物件費に係る経常収支比率が類似団体平均を下回っているものの、前年度比0.1ポイント上回った要因としては、分母の経常一般財源が減少した一方で、平成28年度の物件費に係る経常経費充当一般財源が学校給食調理委託料の増加等により前年度比約3千万増加していることが挙げられる。行財政改革により、事務費等の削減に努める。
扶助費に係る経常収支比率が0.5ポイント改善しているものの、類似団体平均を上回っている要因としては、児童福祉費等が急激に膨らんでいることなどが挙げられる。新座市の平成28年度児童福祉費は、約2億円増の約74億5千万円となっている。資格審査等の適正化により、増加傾向に歯止めをかけるよう努める。
その他に係る経常収支比率が悪化した要因としては、下水道の維持管理費として下水道事業特別会計繰出金が増加したこと等により、経常経費充当一般財源が約1億3千万円増加したことが挙げられる。今後、老朽化した公共施設については、スクラップ・アンド・ビルドによる統廃合を推進し、経費の効率化に努める。
補助費等に係る経常収支比率が類似団体平均を大きく上回っているのは、消防やごみ処理の運営を担う一部事務組合に対する運営費負担金が主な要因で、平成28年度の補助費等の経常収支比率15.3%のうち、7.7%は当該一組負担金に係る分である。また、予防接種委託料の増加等により、当該一組負担金を除いた補助費等の経常経費充当一般財源が約4千7百万円増加していることも要因である。
公債費に係る経常収支比率が類似団体平均を上回り、前年度比0.3ポイント上回った要因としては、分母の経常一般財源が減少した一方で、例年約40億円前後で推移していた公債費の決算額が、平成28年度についても、臨時財政対策債、教育債の元利償還金の増などにより、約44億円となったことが挙げられる。市債の借入れに当たっては、地方交付税措置のある適債事業を選択し、借入れの抑制、計画的な償還を通じて、公債費負担の軽減に努めていく。
公債費以外の経常経費については、平成28年度は、類似団体平均を0.6ポイント上回っている。この要因としては、生活保護費、児童福祉費等の扶助費が増加していることなどによるものである。
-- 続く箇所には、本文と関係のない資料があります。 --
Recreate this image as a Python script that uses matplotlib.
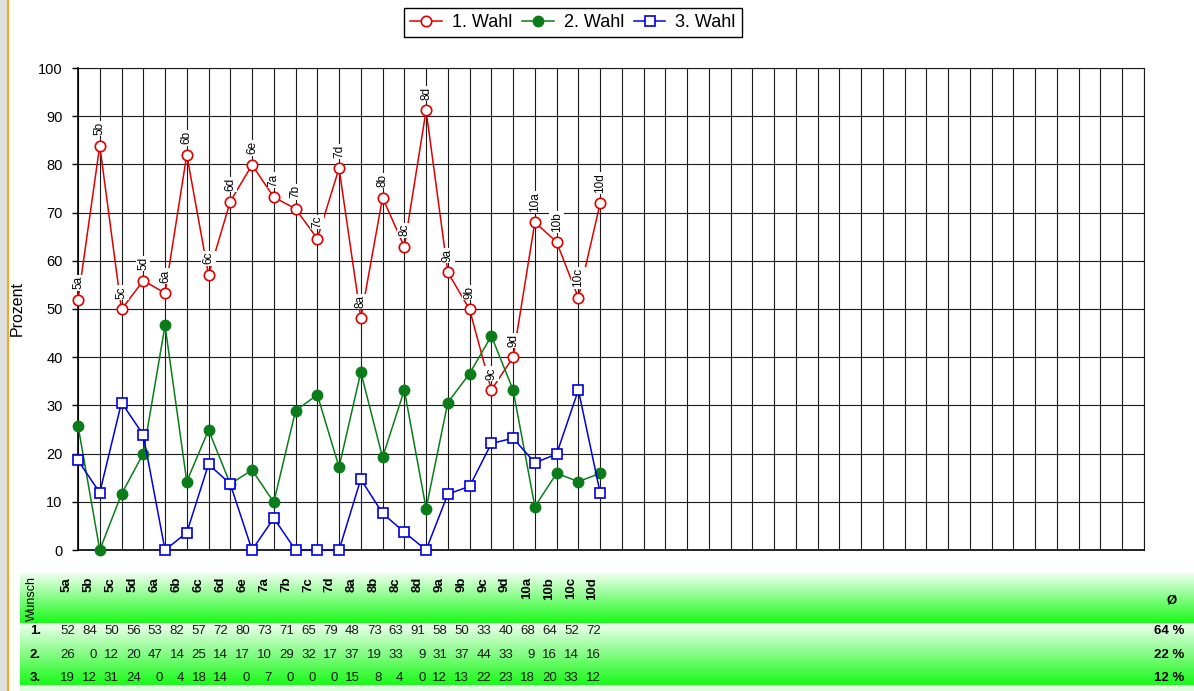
import numpy as np
import matplotlib
matplotlib.use("Agg")
import matplotlib.pyplot as plt
from matplotlib.colors import LinearSegmentedColormap
from matplotlib.patches import Rectangle
from matplotlib.lines import Line2D

plt.rcParams['font.family'] = ['Liberation Sans', 'DejaVu Sans']

klassen = ['5a', '5b', '5c', '5d', '6a', '6b', '6c', '6d', '6e', '7a', '7b', '7c', '7d',
           '8a', '8b', '8c', '8d', '9a', '9b', '9c', '9d', '10a', '10b', '10c', '10d']

# Anteil (Prozent) der Schüler, die ihren 1./2./3. Wunsch bekommen haben
wahl1 = [51.9, 83.9, 49.9, 55.9, 53.3, 82.0, 57.1, 72.3, 79.9, 73.2, 70.8, 64.6, 79.2,
         48.1, 73.1, 62.9, 91.2, 57.6, 49.9, 33.2, 40.0, 68.0, 63.9, 52.3, 71.9]
wahl2 = [25.8, 0.0, 11.6, 20.0, 46.6, 14.2, 24.9, 13.7, 16.6, 9.9, 28.9, 32.2, 17.2,
         36.9, 19.2, 33.2, 8.6, 30.6, 36.6, 44.4, 33.2, 9.0, 15.9, 14.2, 15.9]
wahl3 = [18.6, 11.9, 30.6, 23.9, 0.0, 3.6, 17.8, 13.7, 0.0, 6.6, 0.0, 0.0, 0.0,
         14.7, 7.6, 3.7, 0.0, 11.6, 13.2, 22.1, 23.2, 18.1, 19.9, 33.2, 11.9]
durchschnitt = [64, 22, 12]
serien_namen = ['1. Wahl', '2. Wahl', '3. Wahl']
n_spalten = 49

W, H = 1194, 691


def fx(px):
    return px / W


def fy(py):
    return 1 - py / H


fig = plt.figure(figsize=(W / 100, H / 100), dpi=100)

# grauer Rand links mit orangener Linie
fig.patches.append(Rectangle((0, 0), fx(7), 1, transform=fig.transFigure,
                             facecolor='#e0e0e0', edgecolor='none', zorder=0))
fig.add_artist(Line2D([fx(7.5), fx(7.5)], [0, 1], color='#f5a623', lw=1.5))

ax = fig.add_axes([fx(78), fy(550), fx(1144) - fx(78), fy(68) - fy(550)])
x = np.arange(len(klassen))

ax.plot(x, wahl1, color='#e00000', lw=1.1, marker='o', ms=7.5, mfc='white',
        mec='#e00000', mew=1.2, label=serien_namen[0], zorder=3, clip_on=False)
ax.plot(x, wahl2, color='#0a7d1a', lw=1.1, marker='o', ms=7.5, mfc='#0a7d1a',
        mec='#0a7d1a', mew=1.0, label=serien_namen[1], zorder=4, clip_on=False)
ax.plot(x, wahl3, color='#0000e0', lw=1.1, marker='s', ms=7.5, mfc='white',
        mec='#0000e0', mew=1.2, label=serien_namen[2], zorder=5, clip_on=False)

for i, k in enumerate(klassen):
    ax.annotate(k, (x[i], wahl1[i]), xytext=(0, 7.5), textcoords='offset points',
                rotation=90, ha='center', va='bottom', fontsize=8.5, zorder=6,
                bbox=dict(boxstyle='square,pad=0.1', fc='white', ec='none'))

ax.set_xlim(0, n_spalten)
ax.set_ylim(0, 100)
ax.set_xticks(np.arange(0, n_spalten + 1))
ax.set_yticks(np.arange(0, 101, 10))
ax.grid(True, color='#1a1a1a', lw=0.8)
ax.set_axisbelow(True)
ax.tick_params(axis='x', length=0, labelbottom=False)
ax.tick_params(axis='y', length=4, width=1, pad=7, labelsize=10.5)
for s in ax.spines.values():
    s.set_color('#1a1a1a')
    s.set_linewidth(0.8)
ax.spines['left'].set_color('black')
ax.spines['bottom'].set_color('black')
ax.spines['left'].set_linewidth(1.2)
ax.spines['bottom'].set_linewidth(1.2)

fig.text(fx(17), fy(309), 'Prozent', rotation=90, ha='center', va='center', fontsize=11.5)

leg = fig.legend(loc='center', bbox_to_anchor=(fx(573), fy(22.5)), ncol=3, fontsize=13,
                 handlelength=1.75, handletextpad=0.55, columnspacing=0.55,
                 borderpad=0.35, fancybox=False, framealpha=1, edgecolor='black')
leg.get_frame().set_linewidth(1.0)

# Tabelle unten mit grünem Farbverlauf
gruen = LinearSegmentedColormap.from_list('gruen', ['#f0fff0', '#18fa18'])
verlauf = np.linspace(0, 1, 256).reshape(-1, 1)
for top, bottom in [(573, 623), (623, 685), (685, 735)]:
    bax = fig.add_axes([fx(20), fy(bottom), 1 - fx(20), fy(top) - fy(bottom)], zorder=-1)
    bax.imshow(verlauf, aspect='auto', cmap=gruen, extent=[0, 1, 0, 1])
    bax.axis('off')

fig.text(fx(32), fy(576), 'Wunsch', rotation=90, ha='center', va='top', fontsize=9)
spalte = 21.9
for i, k in enumerate(klassen):
    fig.text(fx(67 + spalte * i), fy(577), k, rotation=90, ha='center', va='top',
             fontsize=9.5, fontweight='bold')
fig.text(fx(1172), fy(601), 'Ø', ha='center', va='center', fontsize=9.5, fontweight='bold')

zeilen_y = [631, 655, 678]
for r, werte in enumerate([wahl1, wahl2, wahl3]):
    yy = fy(zeilen_y[r])
    fig.text(fx(30), yy, f'{r + 1}.', ha='left', va='center', fontsize=9.5, fontweight='bold')
    for i, v in enumerate(werte):
        fig.text(fx(75 + spalte * i), yy, f'{v:.0f}', ha='right', va='center',
                 fontsize=9.5, color='#1a1a1a')
    fig.text(fx(1184), yy, f'{durchschnitt[r]} %', ha='right', va='center',
             fontsize=9.5, fontweight='bold')

fig.savefig('out.png', dpi=100)
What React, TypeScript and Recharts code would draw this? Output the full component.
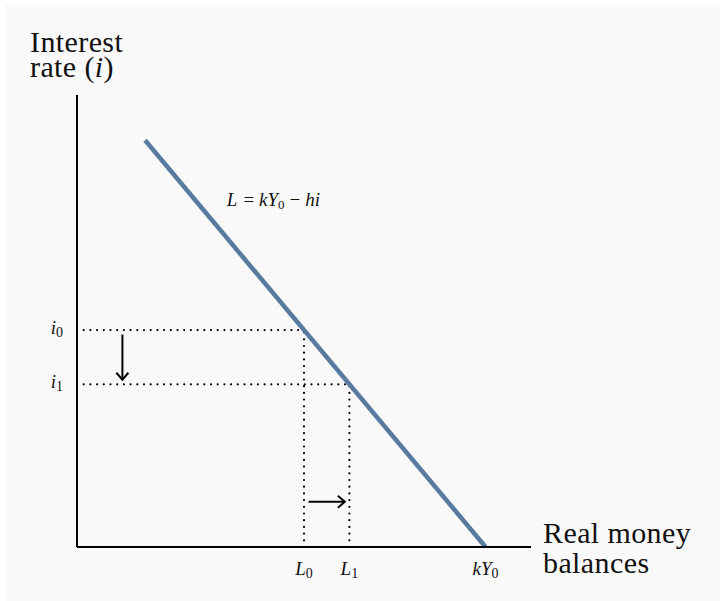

今後、サービスの適正化に努め、効率的な行政サービスの実現を図っていく。
実質公債費比率は近年類似団体と比較して低い水準であったが、平成27年度は高くなっている。また、将来負担比率については、類似団体と比較して高い水準であるが平成25年度以降は特に高くなっている。将来負担比率が平成25年度以降特に高くなった要因は、平成25年度、26年度に小中学校の屋内運動場やトイレの改修事業債を発行したことによるものである。将来負担比率は平成25年度以降少しづつ低下しているものの類似団体と比較すると高い状況であることから、実質公債費比率についても平成27年度以降も類似団体を上回って推移していくものと想定される。